Neyin bayramı?

Ramazan ayı Kur’an’ın doğum ayıydı. Midemize ve şehvetimize “dur” dedi, kafamıza ve kalbimize “yürü” dedi.

Kafamız ve kalbimiz sordu: “Neyle, nasıl, hangi güzergâhta, hangi rotayı takip ederek, hangi yol haritasına uyarak, hangi kılavuzun ardına takılarak yürüyeyim?”

Ramazan cevap verdi: “İmanla, istikamet üzre, vahyin gösterdiği güzergahta Kur’an’ı bir yol haritası bilerek, Hz. Peygamber’in kılavuzluğunda yürü!”

Ramazan, özellikle doğum vesilesi olan vahye vurgu yaptı. Güzel geldi, hoş geldi ve geldiği gibi hoş edip gitti.

O bir gök konuğuydu. Bir “devlet kuşu” gibi kondu omuzlarımıza; yüreklerimizin devletini kuracağımız bir inkılabın eylem planını taşıdı bizlere.

11 ay sonra bir daha gelmek üzere gitti. Giderken, bize kendisinin zarf vahyin mazruf, kendisinin Burak vahyin ona binip gelen kelam süvarisi, kendisinin dal vahyin kök, kendisinin geçici vahyin kalıcı olduğunu söyler gibiydi.

Bayram, işte Ramazan’ın getirdiği kalıcı mutluluğun kaynağı olan vahiyden dolayı duyduğumuz sevincin ifadesiydi.

Fakat bu sevinci duyanlar, Ramazan’ın geride bıraktığı yadigarla sıcak bir diyaloga girecek, onun kadr-ü kıymetini bilenler olacaktı.

Onun kadr-ü kıymetini bilmek için fazla söze hacet mi vardı? O Doğduğu zaman parçası olan geceyi bin aydan, yani bir insanın ömrüne bedel olan 83 yıldan daha hayırlı yapmıştı.

Vahyin kadr-ü kıymetini bilen bir mü’min şunu sormalıydı ta yüreğinde:

“İndiği geceye binlerce kat değer yükleyen vahiy bir insana inse, kim bilir ona ne kadar değer yükler?”

Bu sorunun cevabını aramak için uzağa gitmeye ne hacet. İşte Peygamberimiz! “Abdulmuttalib’in yetimi”ni alıp ondan Alemlere rahmet olan bir “zirve insan” türetmek… İşte vahyin, kendisinde hayata dönüştüğü insana kattığı sınırsız değer…

Bu cevap ortadayken hâlâ sormak gerekir mi “Vahiy bende hayata dönüşse, beni kaç adam değerine yükseltir” diye?

İşte, asıl o zaman bayram “Ramazan bayramı” olur, çünkü getirdiği vahyin bir insanın daha hayatını mamur ettiğini gören ramazan bayram eder.

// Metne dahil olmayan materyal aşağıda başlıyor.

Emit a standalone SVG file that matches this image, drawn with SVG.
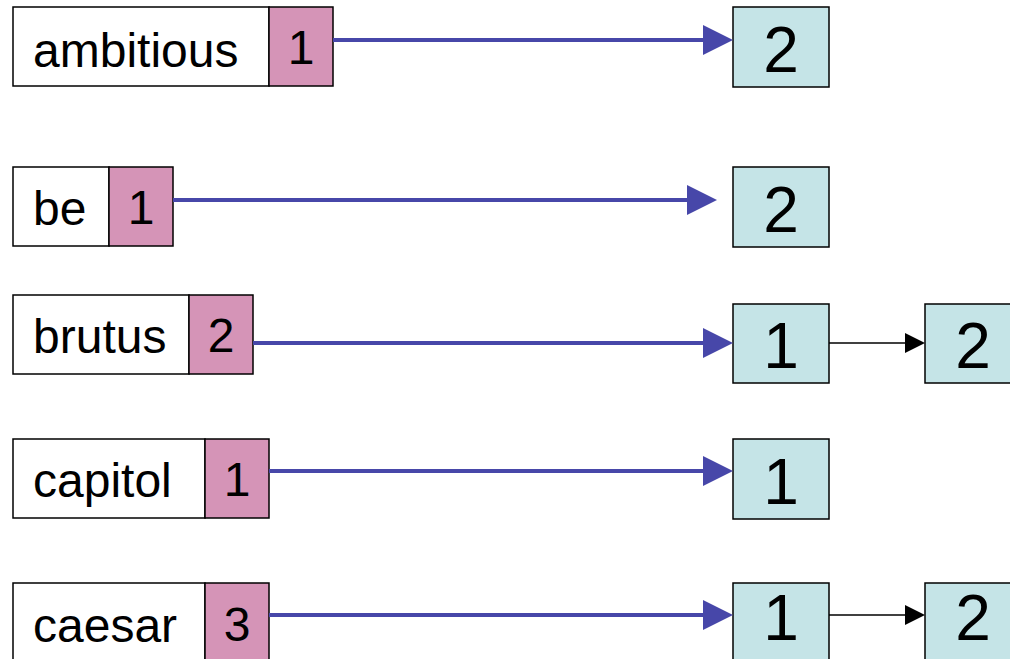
<svg xmlns="http://www.w3.org/2000/svg" width="1010" height="659" viewBox="0 0 1010 659">
  <style>
    .term { fill: #ffffff; stroke: #000; stroke-width: 1.5; }
    .freq { fill: #D594B7; stroke: #000; stroke-width: 1.5; }
    .post { fill: #C5E4E7; stroke: #000; stroke-width: 1.5; }
    .t { font-family: "Liberation Sans", Arial, sans-serif; font-size: 48px; fill: #000; }
    .n { font-family: "Liberation Sans", Arial, sans-serif; font-size: 48px; fill: #000; text-anchor: middle; }
    .d { font-family: "Liberation Sans", Arial, sans-serif; font-size: 64px; fill: #000; text-anchor: middle; }
    .ptr { stroke: #4747A9; stroke-width: 4; fill: none; }
    .ptrhead { fill: #4747A9; }
    .nxt { stroke: #000; stroke-width: 1.5; fill: none; }
  </style>

  <!-- dictionary entries: term + document frequency -->
  <g id="term-ambitious">
    <rect class="term" x="13" y="7" width="256" height="79"/>
    <rect class="freq" x="269" y="7" width="64" height="79"/>
    <text class="t" x="33" y="67">ambitious</text>
    <text class="n" x="301" y="64">1</text>
  </g>
  <g id="term-be">
    <rect class="term" x="13" y="167" width="96" height="79"/>
    <rect class="freq" x="109" y="167" width="64" height="79"/>
    <text class="t" x="33" y="225">be</text>
    <text class="n" x="141" y="224">1</text>
  </g>
  <g id="term-brutus">
    <rect class="term" x="13" y="295" width="176" height="79"/>
    <rect class="freq" x="189" y="295" width="64" height="79"/>
    <text class="t" x="33" y="353">brutus</text>
    <text class="n" x="221" y="352">2</text>
  </g>
  <g id="term-capitol">
    <rect class="term" x="13" y="439" width="192" height="79"/>
    <rect class="freq" x="205" y="439" width="64" height="79"/>
    <text class="t" x="33" y="497">capitol</text>
    <text class="n" x="237" y="496">1</text>
  </g>
  <g id="term-caesar">
    <rect class="term" x="13" y="583" width="192" height="90"/>
    <rect class="freq" x="205" y="583" width="64" height="90"/>
    <text class="t" x="33" y="642">caesar</text>
    <text class="n" x="237" y="641">3</text>
  </g>

  <!-- postings -->
  <g id="post-ambitious-1">
    <rect class="post" x="733" y="7" width="96" height="80"/>
    <text class="d" x="781" y="72">2</text>
  </g>
  <g id="post-be-1">
    <rect class="post" x="733" y="167" width="96" height="80"/>
    <text class="d" x="781" y="232">2</text>
  </g>
  <g id="post-brutus-1">
    <rect class="post" x="733" y="304" width="96" height="79"/>
    <text class="d" x="781" y="368">1</text>
  </g>
  <g id="post-brutus-2">
    <rect class="post" x="925" y="304" width="96" height="79"/>
    <text class="d" x="973" y="368">2</text>
  </g>
  <g id="post-capitol-1">
    <rect class="post" x="733" y="439" width="96" height="80"/>
    <text class="d" x="781" y="504">1</text>
  </g>
  <g id="post-caesar-1">
    <rect class="post" x="733" y="583" width="96" height="90"/>
    <text class="d" x="781" y="640">1</text>
  </g>
  <g id="post-caesar-2">
    <rect class="post" x="925" y="583" width="96" height="90"/>
    <text class="d" x="973" y="640">2</text>
  </g>

  <!-- connectors -->
  <g id="connectors">
    <line class="ptr" x1="333" y1="40" x2="705" y2="40"/>
    <polygon class="ptrhead" points="703,25 733,40 703,55"/>
    <line class="ptr" x1="173" y1="200" x2="689" y2="200"/>
    <polygon class="ptrhead" points="687,185 717,200 687,215"/>
    <line class="ptr" x1="253" y1="343" x2="705" y2="343"/>
    <polygon class="ptrhead" points="703,328 733,343 703,358"/>
    <line class="ptr" x1="269" y1="471" x2="705" y2="471"/>
    <polygon class="ptrhead" points="703,456 733,471 703,486"/>
    <line class="ptr" x1="269" y1="615" x2="705" y2="615"/>
    <polygon class="ptrhead" points="703,600 733,615 703,630"/>

    <line class="nxt" x1="829" y1="343" x2="907" y2="343"/>
    <polygon points="905,333 925,343 905,353" fill="#000"/>
    <line class="nxt" x1="829" y1="615" x2="907" y2="615"/>
    <polygon points="905,605 925,615 905,625" fill="#000"/>
  </g>
</svg>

O, “Ramazanın Bayramı”dır.

Bayram eden Ramazan, geldiği yere dönerken, getirdiği vahye sadakat gösteren o mü’minin imanına şehadet eder, şahit olur.

O mü’min de bayram etmeyi hak eder. Çünkü o artık imanına Ramazanın şahit olduğu bir mümindir. Zamanı, mekanı imanına şahit kılmış ve Ramazan’ın yüzünü ak, gönlünü mesrur, gözünü aydın etmiştir. Ramazan’ın başını dik tutmuştur.

Tabi ki Ramazan’da onun yüzünü ak, gönlünü mesrur, gözünü aydın etmiştir.

Sadece o oruç tutmamış, oruç da onu tutmuştur; dimdik ayakta, çağın somut ve soyut şeytanlarına karşı onurlu, kararlı, kendinde ve ayık tutmuştur… Başını dik tutmuştur…

Artık o bayram etsin. Çünkü hak etmiştir bayram etmeyi. Zaman ile sınırlı olana değil zamanı ve mekanı aşana, yani vahye kavuşmuştur. Şu karanlık çağda önünü aydınlatacak bitmez tükenmez bir kandile sahip olmuştur.

Buna sahip olamayanlar, Ramazan’ın zarfına sarılıp da mazrufunu ıskalayanlar dahası Ramazanı bir beslenme ve diyet festivaline çevirenler mi?

Onlar da bayram etsin… Ne ki onların bayramı “Ramazan bayramı” değil “şeker bayramı” olsun.

Ramazan’ın getirdiği vahyi bağrına basıp ona tasavvurunu, aklını, şahsiyetini ve hayatını inşa ettirenlerin “Ramazan bayramı”, glikozcularınsa “şeker bayramı” mübarek (=bereketli) olsun.